State may give €1.4bn bridge to BoI ahead of fundraising
Published 05/02/2011 | 05:00
BANK of Ireland could avoid state control even if the Government is forced to make a €1.4bn investment in the lender later this month.
A plan being discussed by the Department of Finance and Bank of Ireland would see government money being used as a short-term bridge while the bank continued to seek private sector investment.
Under this proposal the government would provide the €1.4bn of capital without officially increasing its stake in the bank by buying stock.
Instead it would buy non-voting shares, rather than ordinary shares, leaving the State with its current 36pc stake in the bank.
The hope is that private sector finance could be brought into the bank after the March stress tests and the Government would then be repaid the €1.4bn.
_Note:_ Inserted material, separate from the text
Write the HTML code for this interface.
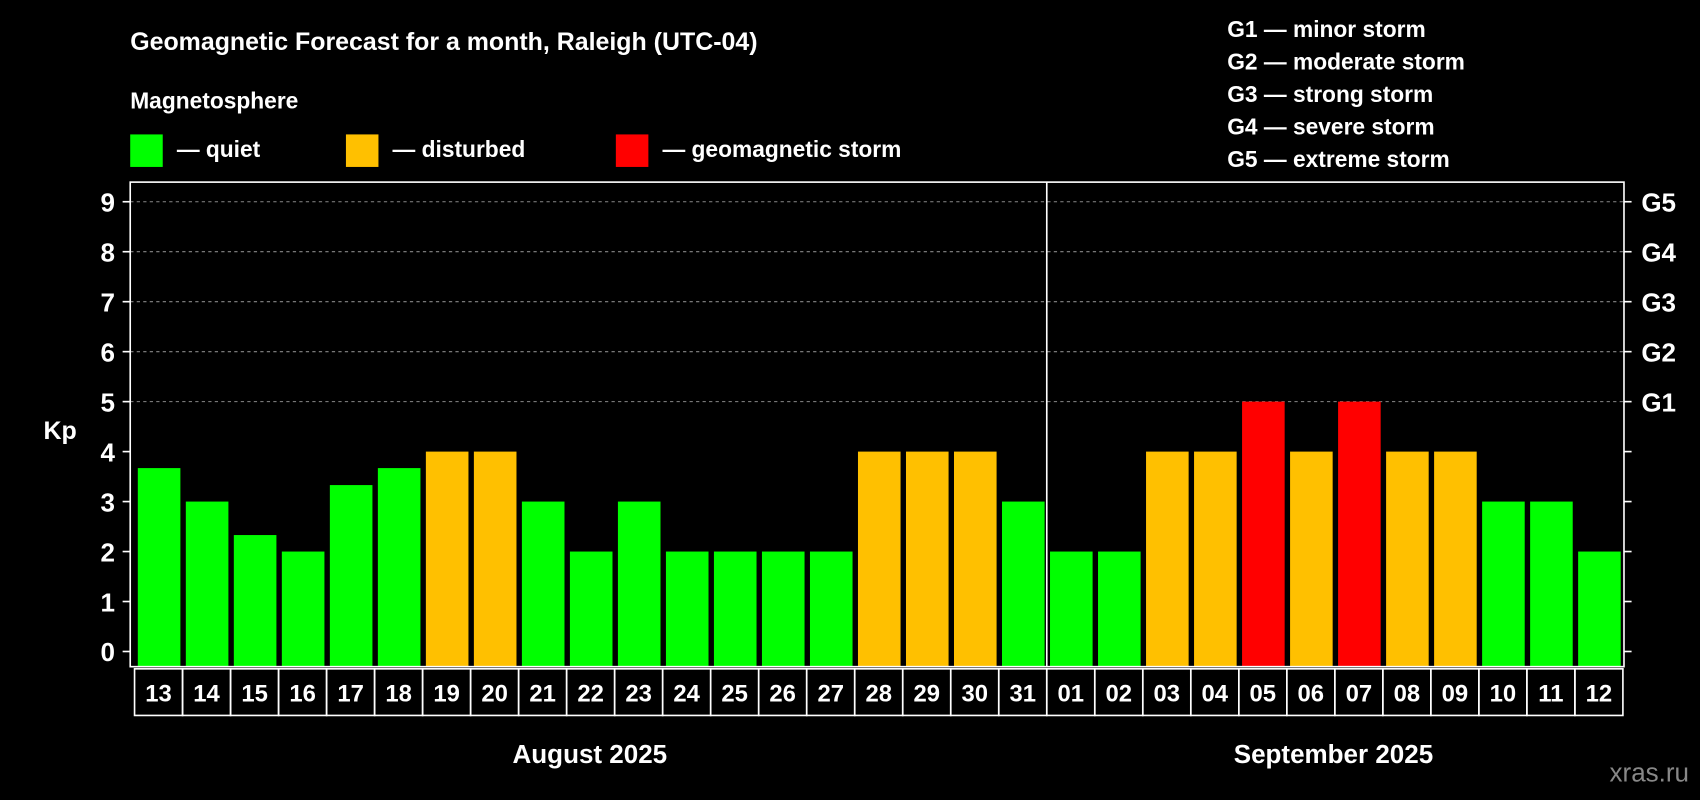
<!DOCTYPE html>
<html><head><meta charset="utf-8"><style>
html,body{margin:0;padding:0;background:#000;}
svg{display:block;font-family:"Liberation Sans",sans-serif;font-weight:bold;}
</style></head><body>
<svg id="chart" width="1700" height="800" viewBox="0 0 1568 738" xmlns="http://www.w3.org/2000/svg">
<rect x="0" y="0" width="1568" height="738" fill="#000"/>
<text x="120" y="46" fill="#fff" font-size="23">Geomagnetic Forecast for a month, Raleigh (UTC-04)</text>
<text x="120" y="100" fill="#fff" font-size="21">Magnetosphere</text>
<g><rect x="120" y="124" width="30" height="30" fill="#00ff00"/><text x="163" y="145" fill="#fff" font-size="21">— quiet</text></g>
<g><rect x="319" y="124" width="30" height="30" fill="#ffc000"/><text x="362" y="145" fill="#fff" font-size="21">— disturbed</text></g>
<g><rect x="568" y="124" width="30" height="30" fill="#ff0000"/><text x="611" y="145" fill="#fff" font-size="21">— geomagnetic storm</text></g>
<g fill="#fff" font-size="21">
<text x="1132" y="34">G1 — minor storm</text>
<text x="1132" y="64">G2 — moderate storm</text>
<text x="1132" y="94">G3 — strong storm</text>
<text x="1132" y="124">G4 — severe storm</text>
<text x="1132" y="154">G5 — extreme storm</text>
</g>
<text x="40" y="405" fill="#fff" font-size="23">Kp</text>
<g id="grid"></g><g id="bars"></g><g id="axes"></g>
<text x="544" y="704" fill="#fff" font-size="24" text-anchor="middle">August 2025</text>
<text x="1230" y="704" fill="#fff" font-size="24" text-anchor="middle">September 2025</text>
<text x="1558" y="721" fill="#888" font-size="24" text-anchor="end" font-weight="normal">xras.ru</text>
</svg>
<script>
const days = ["13","14","15","16","17","18","19","20","21","22","23","24","25","26","27","28","29","30","31","01","02","03","04","05","06","07","08","09","10","11","12"];
const kp = [3.67,3,2.33,2,3.33,3.67,4,4,3,2,3,2,2,2,2,4,4,4,3,2,2,4,4,5,4,5,4,4,3,3,2];
const yTicks = [0,1,2,3,4,5,6,7,8,9];
const gLabels = ["G1","G2","G3","G4","G5"];
const NS="http://www.w3.org/2000/svg";
const L=124,R=1497,T=168,B=615;
const cw=(R-L)/days.length;
function y(v){return 601-v*46.1;}
function x(i){return L+i*cw;}
function mk(tag,attrs,parent){const e=document.createElementNS(NS,tag);for(const k in attrs)e.setAttribute(k,attrs[k]);parent.appendChild(e);return e;}
const grid=document.getElementById('grid'),bars=document.getElementById('bars'),axes=document.getElementById('axes');
yTicks.forEach(v=>{
  if(v>=5){const gl=mk('line',{x1:120,x2:1498,y1:y(v),y2:y(v),stroke:'#888','stroke-dasharray':'3,3','stroke-width':1},grid);
  
  }
  mk('line',{x1:113,x2:120,y1:y(v),y2:y(v),stroke:'#fff','stroke-width':1.5},axes);
  mk('line',{x1:1498,x2:1505,y1:y(v),y2:y(v),stroke:'#fff','stroke-width':1.5},axes);
  const t=mk('text',{x:106,y:y(v)+9,fill:'#fff','font-size':24,'text-anchor':'end'},axes);
  t.textContent=v;
  
  
});
gLabels.forEach((g,i)=>{
  const t=mk('text',{x:1514,y:y(5+i)+9,fill:'#fff','font-size':24},axes);
  t.textContent=g;
  
  
});
kp.forEach((v,i)=>{
  const c=v>=5?'#ff0000':(v>=4?'#ffc000':'#00ff00');
  const r=mk('rect',{x:x(i)+3,y:y(v),width:cw-5,height:B-y(v),fill:c},bars);
  
  
  const cell=mk('rect',{x:x(i),y:617,width:cw,height:43,fill:'none',stroke:'#fff','stroke-width':1.5},axes);
  
  
  const t=mk('text',{x:x(i)+cw/2,y:647,fill:'#fff','font-size':22,'text-anchor':'middle'},axes);
  t.textContent=days[i];
  
  
});
const fr=mk('rect',{x:120,y:T,width:1378,height:B-T,fill:'none',stroke:'#fff','stroke-width':1.5},axes);


const sep=mk('line',{x1:x(19),x2:x(19),y1:T,y2:B,stroke:'#fff','stroke-width':1.5},axes);


</script>
</body></html>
The non-voting shares would be convertible into stock, so if the bank failed to raise cash at that stage the investment would convert into ordinary shares. That would leave the Government with a 70pc stake, which would be effectively nationalising the bank.
Bank of Ireland shares shot up 5.5pc last night to trade at 38.4 cents per share on the news. It's the highest level in seven weeks, valuing the bank at just over €2bn.
Bank of Ireland needs to raise €1.4bn by February 28 to meet a capital requirement set down by the Financial Regulator last November.
The deadline looks hopeless without state support because private sector investors are wary of investing ahead of stress tests due to be completed in March.
The stress tests are being undertaken by the regulator and the IMF. Depending on the results they could mean the bank has to raise even more money down the line, creating huge uncertainty for anyone considering investing.
In the meantime the State, as investor of last resort, is likely to use cash from the National Pensions Reserve Fund to meet the February deadline in order to avoid seeing the bank breach its capital requirements.
Sources at Bank of Ireland and the Department of Finance said that no deal had been agreed, but that they were working to a tight deadline.
If a cash injection is required it will have to be approved by an Extraordinary General Meeting of Bank of Ireland before February 28.
That would take at least two weeks to organise.
It means an agreement would have to be reached by February 11 at the latest.
If a deal is not hammered out the bank could seek an extension of the February 28 deadline.
A spokesperson for the Financial Regulator said that "as of now" the deadline remained in place. The spokesperson added any change would be decided by the Department of Finance.
However, a source at the department said extending the deadline was unlikely. The timetable for banks' capital requirements and for the stress test have been agreed with the IMF and EU, as well as with the banks. That makes any shifting around extremely difficult, the source said.
Bank of ireland and the Department of Finance declined to comment on the talks.